THORNTON, Colo. — If you look behind Thornton’s Windemere neighborhood you can see forever. It’s the city of Thornton’s job to keep it looking that way.
“I was sitting down watching television and all the sudden I heard this bang,” said Deno Kalomos. He knows when the city mows and he knew this time that wasn’t the sound he heard.
“I was like what the heck was that? I went outside and I saw this hole up there,” said Kalomas.
It was from a rock that the mower’s blade shot 15 feet in the air breaking the family’s window.
“(The city) was just mowing way too close.”

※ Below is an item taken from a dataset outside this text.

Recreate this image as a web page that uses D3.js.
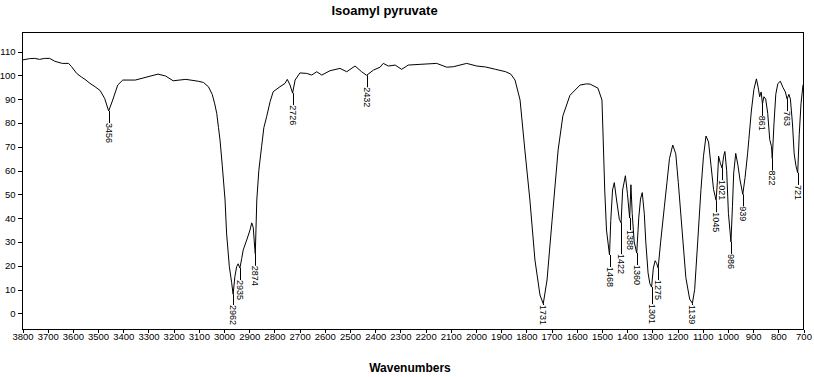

Kalomas said the mower acknowledged he caused the damage and asked Deno to file a claim.
After nearly eight months, the city laid down the law.
“The third time I got a hold of somebody she told me to deal with it. It was the law,” said Deno’s wife Leslie.
The city’s insurance company also denied the claim citing governmental immunity. It’s a law aimed to benefit taxpayers by keeping the city from having to pay huge settlements unless the city is negligent.
The city of Thornton’s public information officer Todd Barnes issued a statement saying, “We will not be providing any official statements for this story.”
“It’s horrible,” Leslie Kalomas said. “We are both disabled and can’t afford to replace the window. We expected more.”